Although AXS may end up with rights to Hampshire-developed processes and techniques, it will not have rights to the laser-pulsed X-ray source that enabled its steppers to operate without use of a complex synchrotron. "The basic point source technology is a Naval Research Laboratory license to Hampshire," said Dr. Peckerar. "Now that Hampshire is gone, the exclusive license goes back to the Navy. I'm not a lawyer, but the license was issued on the grounds that Hampshre would develop the technology, and if they're no longer in business, they can't develop it."

Dr. Peckerar said the NRL would seek to issue a new license for the point source technology, and added his agency would like to see Hampshire's own technology made available to the X-ray community. "They did some innovative and clever things with debris management and laser design; it would be nice of those things could be incorporated into newer generations of tooling."

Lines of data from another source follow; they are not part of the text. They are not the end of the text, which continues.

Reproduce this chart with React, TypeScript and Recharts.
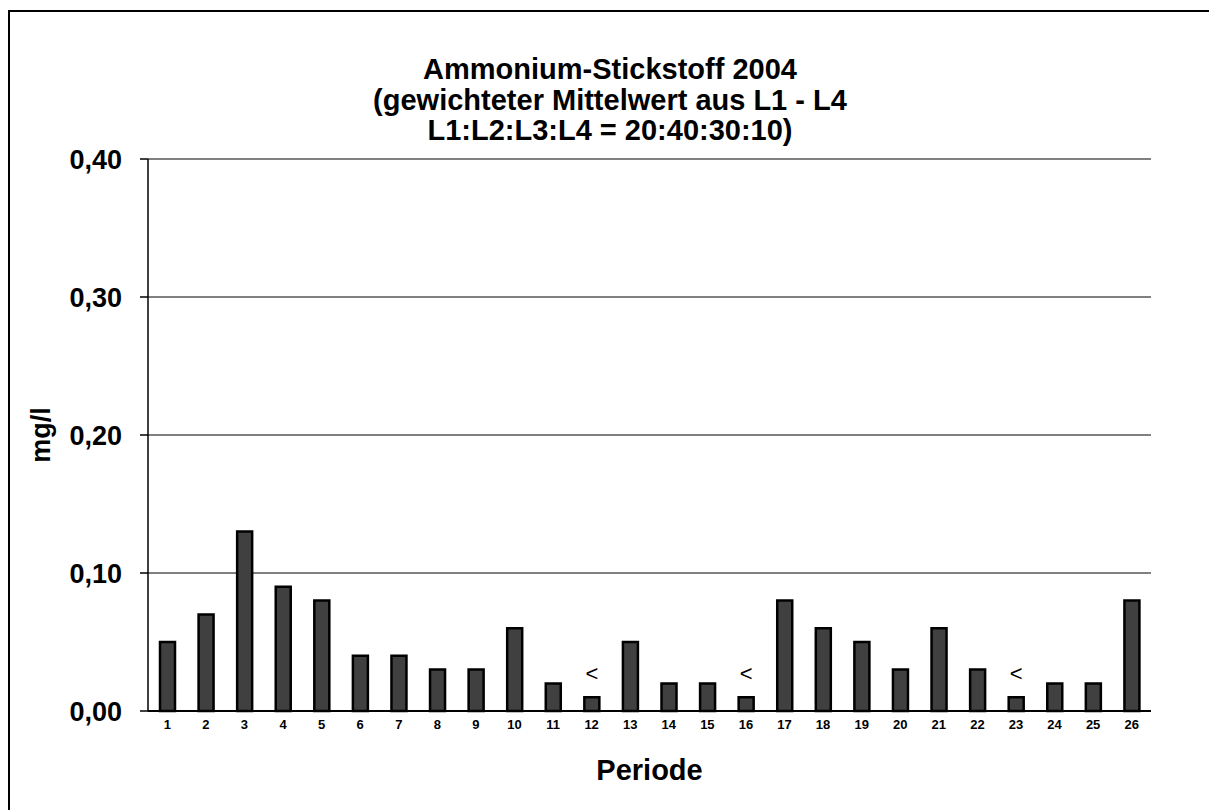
import React from "react";
import { BarChart, Bar, XAxis, YAxis, CartesianGrid, LabelList } from "recharts";

const periods = [1,2,3,4,5,6,7,8,9,10,11,12,13,14,15,16,17,18,19,20,21,22,23,24,25,26];
const values = [0.05,0.07,0.13,0.09,0.08,0.04,0.04,0.03,0.03,0.06,0.02,0.01,0.05,0.02,0.02,0.01,0.08,0.06,0.05,0.03,0.06,0.03,0.01,0.02,0.02,0.08];
const belowLimit = [12, 16, 23];
const yTicks = [0, 0.1, 0.2, 0.3, 0.4];
const titleLines = ["Ammonium-Stickstoff 2004", "(gewichteter Mittelwert aus L1 - L4", "L1:L2:L3:L4 = 20:40:30:10)"];
const xTitle = "Periode";
const yTitle = "mg/l";

const data = periods.map((p, i) => ({
  period: String(p),
  value: values[i],
  note: belowLimit.includes(p) ? "<" : "",
}));
const gridTicks = Array.from({ length: periods.length + 1 }, (_, i) => i);

const FONT = "'Liberation Sans', Arial, sans-serif";

export default function App() {
  return (
    <div style={{ position: "fixed", left: 0, top: 0, width: 1209, height: 810, overflow: "hidden", background: "#fff", fontFamily: FONT }}>
      <div style={{ position: "absolute", left: 8, top: 10, width: 1400, height: 1000, border: "2px solid #000", boxSizing: "border-box" }} />
      <div style={{ position: "absolute", left: 0, top: 0 }}>
        <BarChart width={1209} height={810} data={data} margin={{ top: 159, right: 58, bottom: 69, left: 60 }}>
          <CartesianGrid horizontal={true} vertical={false} stroke="#000" strokeWidth={1} yAxisId="left" />
          <XAxis
            xAxisId="grid"
            type="number"
            domain={[0, periods.length]}
            ticks={gridTicks}
            tick={false}
            axisLine={false}
            tickLine={{ stroke: "#000", strokeWidth: 1.5 }}
            tickSize={6}
            height={0}
            allowDataOverflow
          />
          <XAxis
            xAxisId="cat"
            dataKey="period"
            tickLine={false}
            tickSize={0}
            tickMargin={9}
            height={30}
            axisLine={{ stroke: "#000", strokeWidth: 2 }}
            interval={0}
            tick={{ fontSize: 13, fontWeight: "bold", fill: "#000", fontFamily: FONT }}
          />
          <YAxis
            yAxisId="left"
            domain={[0, 0.4]}
            ticks={yTicks}
            width={88}
            tickSize={8}
            tickMargin={18}
            tickFormatter={(v: number) => v.toFixed(2).replace(".", ",")}
            axisLine={{ stroke: "#000", strokeWidth: 1.5 }}
            tickLine={{ stroke: "#000", strokeWidth: 1.5 }}
            tick={{ fontSize: 27, fontWeight: "bold", fill: "#000", fontFamily: FONT }}
          />
          <YAxis
            yAxisId="right"
            orientation="right"
            domain={[0, 0.4]}
            ticks={yTicks}
            width={0}
            tick={false}
            tickLine={false}
            axisLine={{ stroke: "#808080", strokeWidth: 2 }}
          />
          <Bar
            dataKey="value"
            xAxisId="cat"
            yAxisId="left"
            barSize={15}
            fill="#404040"
            stroke="#000"
            strokeWidth={2.5}
            isAnimationActive={false}
          >
            <LabelList dataKey="note" position="top" offset={16} style={{ fontSize: 22, fill: "#000", fontFamily: FONT }} />
          </Bar>
        </BarChart>
      </div>
      <div style={{ position: "absolute", left: 0, width: 1220, top: 54, textAlign: "center", fontSize: 29, fontWeight: "bold", lineHeight: "30.5px", color: "#000" }}>
        {titleLines.map((t) => (
          <div key={t}>{t}</div>
        ))}
      </div>
      <div style={{ position: "absolute", left: 148, width: 1003, top: 752, textAlign: "center", fontSize: 29, fontWeight: "bold", lineHeight: "36px", color: "#000" }}>
        {xTitle}
      </div>
      <div style={{ position: "absolute", left: 41, top: 435, width: 0, height: 0 }}>
        <div style={{ position: "absolute", left: -60, top: -16, width: 120, lineHeight: "32px", textAlign: "center", fontSize: 27, fontWeight: "bold", color: "#000", transform: "rotate(-90deg)" }}>
          {yTitle}
        </div>
      </div>
    </div>
  );
}
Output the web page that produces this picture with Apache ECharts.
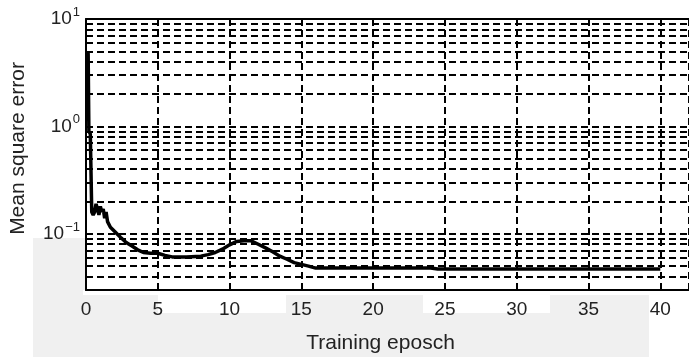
<!DOCTYPE html>
<html>
<head>
<meta charset="utf-8">
<script src="https://cdn.jsdelivr.net/npm/echarts@6/dist/echarts.min.js"></script>
<style>
  html, body { margin: 0; padding: 0; background: #fff; }
  #chart { width: 689px; height: 357px; }
</style>
</head>
<body>
<div id="chart"></div>
<script>
// training curve
const epochs = [0, 0.15, 0.2, 0.3, 0.4, 0.5, 0.6, 0.7, 0.8, 0.9, 1.0, 1.1, 1.2, 1.3, 1.4, 1.5, 1.7, 2.0, 2.4, 2.8, 3.2, 3.6, 4.0, 4.5, 5.0, 5.5, 6, 7, 8, 8.5, 9, 9.5, 10, 10.5, 11, 11.5, 12, 12.5, 13, 13.5, 14, 14.5, 15, 15.5, 16, 20, 24, 24.5, 30, 35, 40]
const mse = [4.8, 4.8, 0.9, 0.85, 0.16, 0.15, 0.16, 0.19, 0.17, 0.15, 0.18, 0.16, 0.17, 0.14, 0.16, 0.13, 0.115, 0.105, 0.093, 0.083, 0.077, 0.071, 0.067, 0.066, 0.066, 0.063, 0.061, 0.061, 0.062, 0.064, 0.067, 0.072, 0.079, 0.085, 0.086, 0.086, 0.08, 0.074, 0.068, 0.062, 0.058, 0.054, 0.052, 0.05, 0.048, 0.048, 0.048, 0.047, 0.047, 0.047, 0.047]

// log grid lines (minor + major decades)
const gridLevels = [0.04, 0.05, 0.06, 0.07, 0.08, 0.09, 0.1, 0.2, 0.3, 0.4, 0.5, 0.6, 0.7, 0.8, 0.9, 1, 2, 3, 4, 5, 6, 7, 8, 9]
const xTicks = [0, 5, 10, 15, 20, 25, 30, 35, 40]

const FONT = 'Liberation Sans, Arial, sans-serif'
const dash = [7, 4]

const chart = echarts.init(document.getElementById('chart'))

const gray = '#f0f0f0'
const rect = (x, y, w, h, fill) => ({ type: 'rect', z: -5, shape: { x, y, width: w, height: h }, style: { fill } })

chart.setOption({
  animation: false,
  backgroundColor: '#fff',
  textStyle: { fontFamily: FONT },
  // scan artefact: light grey patches around the axes
  graphic: [
    rect(33, 238, 616, 119, gray),
    rect(83, 290, 75, 5, '#fff'),
    rect(158, 290, 128, 23, '#fff'),
    rect(286, 290, 137, 5, '#fff'),
    rect(423, 290, 127, 23, '#fff'),
    rect(550, 290, 99, 5, '#fff')
  ],
  grid: {
    left: 86, right: 0, top: 19, bottom: 67,
    containLabel: false, outerBoundsMode: 'none',
    show: true, backgroundColor: '#fff', borderWidth: 0
  },
  xAxis: [{
    type: 'value',
    min: 0, max: 42, interval: 5,
    name: 'Training eposch',
    nameLocation: 'middle', nameGap: 43,
    nameTextStyle: { color: '#222', fontSize: 21, fontFamily: FONT, padding: [0, 14, 0, 0] },
    axisLine: { show: true, lineStyle: { color: '#000', width: 2 } },
    axisTick: { show: false },
    axisLabel: {
      color: '#222', fontSize: 19, fontFamily: FONT, margin: 10,
      formatter: v => (xTicks.includes(v) ? String(v) : '')
    },
    splitLine: { show: true, lineStyle: { color: '#000', width: 2, type: dash } }
  }, {
    type: 'value', position: 'top', min: 0, max: 42,
    axisLine: { show: true, lineStyle: { color: '#000', width: 2 } },
    axisTick: { show: false }, axisLabel: { show: false }, splitLine: { show: false }
  }],
  yAxis: {
    type: 'log', logBase: 10,
    min: 0.03, max: 10,
    name: 'Mean square error',
    nameLocation: 'middle', nameGap: 57,
    nameTextStyle: { color: '#222', fontSize: 21, fontFamily: FONT, padding: [0, 0, 0, 12] },
    axisLine: { show: true, lineStyle: { color: '#000', width: 2 } },
    axisTick: { show: false },
    splitLine: { show: false },
    axisLabel: {
      margin: 6,
      formatter: v => {
        const e = Math.round(Math.log10(v))
        if (Math.abs(Math.log10(v) - e) > 1e-6) return ''
        return '{b|10}{e|' + (e < 0 ? '\u2212' + (-e) : e) + '}'
      },
      rich: {
        b: { fontSize: 19, color: '#222', fontFamily: FONT },
        e: { fontSize: 13, color: '#222', fontFamily: FONT, padding: [0, 0, 13, 1] }
      }
    }
  },
  series: [{
    type: 'line',
    data: epochs.map((x, i) => [x, mse[i]]),
    showSymbol: false,
    lineStyle: { color: '#000', width: 3.5 },
    z: 5,
    markLine: {
      silent: true, symbol: 'none', animation: false,
      label: { show: false },
      lineStyle: { color: '#000', width: 2, type: dash },
      data: gridLevels.map(v => ({ yAxis: v }))
    }
  }]
})
</script>
</body>
</html>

On a broader scale, Dr. Peckerar said "the right questions are being asked" within the government's technology development arms. He pointed out that the Hampshire and GCA cases are quite distinct. "With Hampshire, look, these are hard times and some companies, especially those developing new technology, are going to go under. GCA was kind of different. It had a commercial product and was a going business at some point. GCA did meet its (Sematech) milestones and produced a competitive tool, but a lot of orders are based on perception and not solely on technical performance. Maybe that went unnoticed in the early phases of Sematech funding; maybe something more was needed. The questions come down to, what was that something? I believe there will be some good answers that will come out of the process."

Among those damaged by Hampshire's shutdown was Dover Instrument Corp., a Westboro, Mass., manufacturing firm that built stages for Hampshire's steppers. "You better believe it," said treasurer Eric McGourty. "There was about $450,000 that they owed us. We've already written it off. We looked into driving them into bankruptcy; we had all the other people we needed, but it wasn't worth the legal fees. We might have gotten a few cents on the dollar. It's too bad. Hampshire had some really good people who gave their blood to the company. It was just misdirected. And this makes suppliers like us more callous, and causes us to be less lenient with the next startup that comes along."

Sources said Harvard Management, one of Hampshire's major investors, has written off about $20 million and that McDonnell Douglas (which developed a solid state laser) and Eastman Kodak (which provided laser manufacturing expertise) were owed several million dollars each. The New York State Science and Technology Foundation will write off a $1 million equity investment, said program manager John Cinnamea.

Some former Hampshire employees also claim they are owed money, such as vacation pay, plus complained the company made no provision for maintaining health insurance and other benefits when it shut down. "I'm still waiting for my severance pay," added another former worker.

Additional details have emerged about Hampshire's last-gasp effort to purchase GCA and establish a combined domestic lithography company. Sources say that AT&T, a customer of both stepper firms, was to have financed the buyout with a combination of cash and loan guarantees, with the State of New York also providing loan guarantees. A combined company would have faced "an awesome amount of work, but we were prepared," said one former executive. "The short term would have been taken care of, and people might have started ordering from GCA if they saw backing from AT&T and ARPA."